Così, complice la crisi energetica, era stata ipotizzata la riduzione massiva delle potenze d’esercizio fino a 6 dB (ovviamente su tutti gli impianti FM, non solo quelli interferenti con le stazioni estere). Sulla questione, i nostri lettori ricorderanno le notizie rilanciate da NL l’estate scorsa, che avevano sensibilizzato sull’intento (poi abbandonato proprio dopo le proteste seguite al nostro articolo) di inserire la norma nel Decreto energia.

 

Decine di dB

D’altronde, anche tale soluzione sarebbe stata pressoché inutile, visto che Croazia e Slovenia lamentano interferenze la cui rimozione imporrebbe la diminuzione dei segnali italiani da 10 a 30 dB (e oltre).

 

PNAF-FM e switch-off

Così, come del resto era apparso evidente da subito, si è tornati a parlare di PNAF-FM e di switch-off (questa volta a tappe).
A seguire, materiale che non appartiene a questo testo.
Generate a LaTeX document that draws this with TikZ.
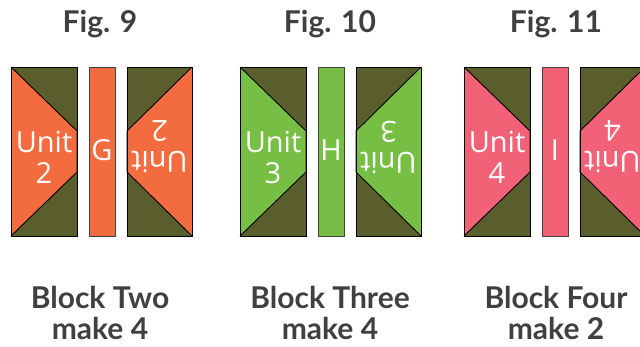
\documentclass[tikz,border=0pt]{standalone}
\usepackage{fontspec}
\setmainfont{Lato}
\newfontfamily\unitfont{Open Sans}
\usepackage{xcolor}
\usepackage{tikz}
\usetikzlibrary{positioning}
\definecolor{QuiltOlive}{RGB}{90, 94, 44}
\definecolor{QuiltOrange}{RGB}{242, 108, 64}
\definecolor{QuiltGreen}{RGB}{118, 190, 68}
\definecolor{QuiltPink}{RGB}{241, 98, 118}
\definecolor{QuiltGrey}{RGB}{64, 64, 64}

\tikzset{
  figlabel/.style={font=\fontsize{30}{31}\selectfont\bfseries, text=QuiltGrey,
                   inner sep=0pt, anchor=base, align=center},
  unitlabel/.style={font=\unitfont\fontsize{29}{31}\selectfont, text=white,
                    align=center, inner sep=0pt},
  patch/.style={draw=black, line width=0.9pt},
}

\begin{document}
\begin{tikzpicture}[x=1pt, y=-1pt]
  \useasboundingbox (0,0) rectangle (640,346);
  \begin{scope}
    \clip (0,0) rectangle (640,346);
    \foreach \xo/\col/\strip/\unum in
        {11/QuiltOrange/G/2, 240/QuiltGreen/H/3, 464/QuiltPink/I/4} {
      % left unit
      \fill[QuiltOlive] (\xo,67) rectangle (\xo+66,236);
      \fill[\col] (\xo,67) -- (\xo+66,131) -- (\xo+66,172) -- (\xo,236) -- cycle;
      \draw[patch] (\xo,67) -- (\xo+66,131) -- (\xo+66,172) -- (\xo,236);
      \draw[patch] (\xo,67) rectangle (\xo+66,236);
      % strip
      \draw[patch, draw=QuiltGrey, fill=\col] (\xo+78,67) rectangle (\xo+104,236);
      % right unit, turned round
      \fill[QuiltOlive] (\xo+116,67) rectangle (\xo+181,236);
      \fill[\col] (\xo+181,67) -- (\xo+116,131) -- (\xo+116,172) -- (\xo+181,236) -- cycle;
      \draw[patch] (\xo+181,67) -- (\xo+116,131) -- (\xo+116,172) -- (\xo+181,236);
      \draw[patch] (\xo+116,67) rectangle (\xo+181,236);
      % labels
      \node[unitlabel] (unitL\unum) at (\xo+33,157) {Unit\\\unum};
      \node[unitlabel, rotate=180] (unitR\unum) at (\xo+148.5,147) {Unit\\\unum};
      \node[unitlabel] (strip\unum) at (\xo+91,150) {\strip};
    }
  \end{scope}
  \foreach \xc/\fignum/\blk/\cnt in {100/9/Two/4, 330/10/Three/4, 556/11/Four/2} {
    \node[figlabel] (title\fignum) at (\xc,32) {Fig. \fignum};
    \node[figlabel] (block\fignum) at (\xc,339) {Block \blk\\make \cnt};
  }
\end{tikzpicture}
\end{document}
Scenari verso i quali i broadcaster alzano le barricate: “L’FM ad oggi è la struttura portante e ancora irrinunciabile del sistema e non può essere abbandonato di impulso, perché la radiodiffusione sonora in tecnica analogica rappresenta ancora oggi il vero mercato del sistema. Eventuali interventi in senso contrario metterebbero a rischio anche la continuità aziendale di un settore che fattura 650 milioni di ricavi e occupa 3000 dipendenti diretti”.